FreeDOM: A Transferable Neural Architecture for Structured Information Extraction on Web Documents
This addresses the need for scalable and transferable information extraction on web documents, benefiting applications like knowledge base augmentation and domain-specific experiences, with incremental improvements over prior neural methods.
The paper tackles the problem of extracting structured data from HTML documents by introducing FreeDOM, a two-stage neural approach that generalizes to unseen sites without requiring visual renderings or handcrafted features, achieving a 3.7 F1 point improvement over previous state-of-the-art methods on a public dataset across 8 verticals.

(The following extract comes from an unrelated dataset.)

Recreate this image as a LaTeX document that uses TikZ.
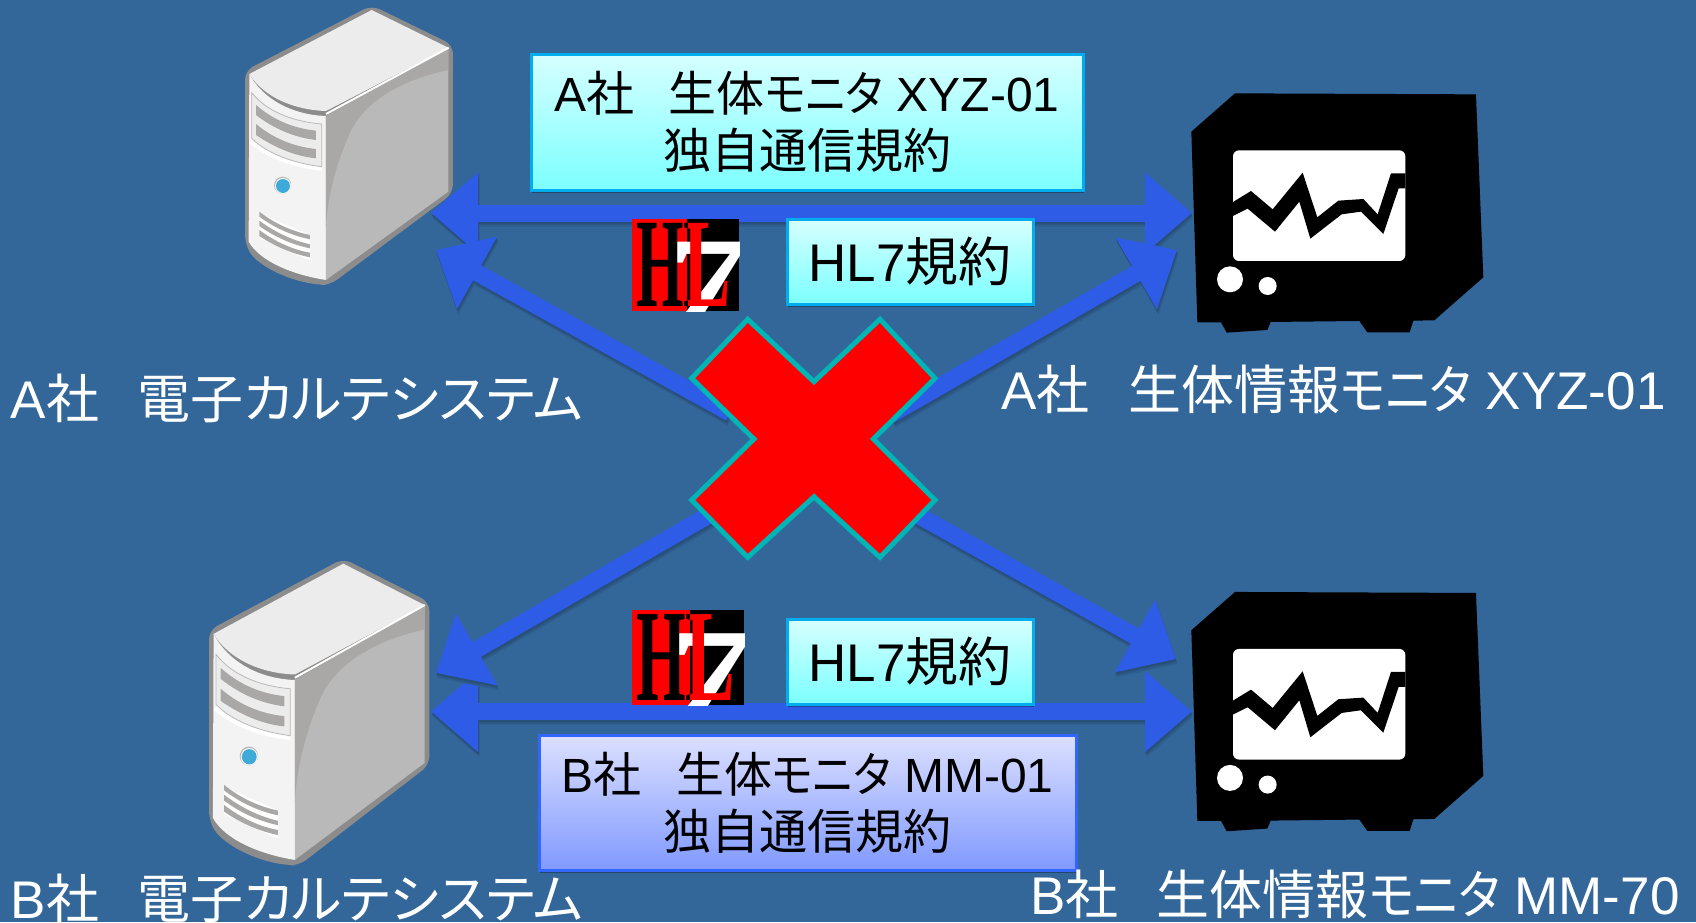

Extracting structured data from HTML documents is a long-studied problem with a broad range of applications like augmenting knowledge bases, supporting faceted search, and providing domain-specific experiences for key verticals like shopping and movies. Previous approaches have either required a small number of examples for each target site or relied on carefully handcrafted heuristics built over visual renderings of websites. In this paper, we present a novel two-stage neural approach, named FreeDOM, which overcomes both these limitations. The first stage learns a representation for each DOM node in the page by combining both the text and markup information. The second stage captures longer range distance and semantic relatedness using a relational neural network. By combining these stages, FreeDOM is able to generalize to unseen sites after training on a small number of seed sites from that vertical without requiring expensive hand-crafted features over visual renderings of the page. Through experiments on a public dataset with 8 different verticals, we show that FreeDOM beats the previous state of the art by nearly 3.7 F1 points on average without requiring features over rendered pages or expensive hand-crafted features.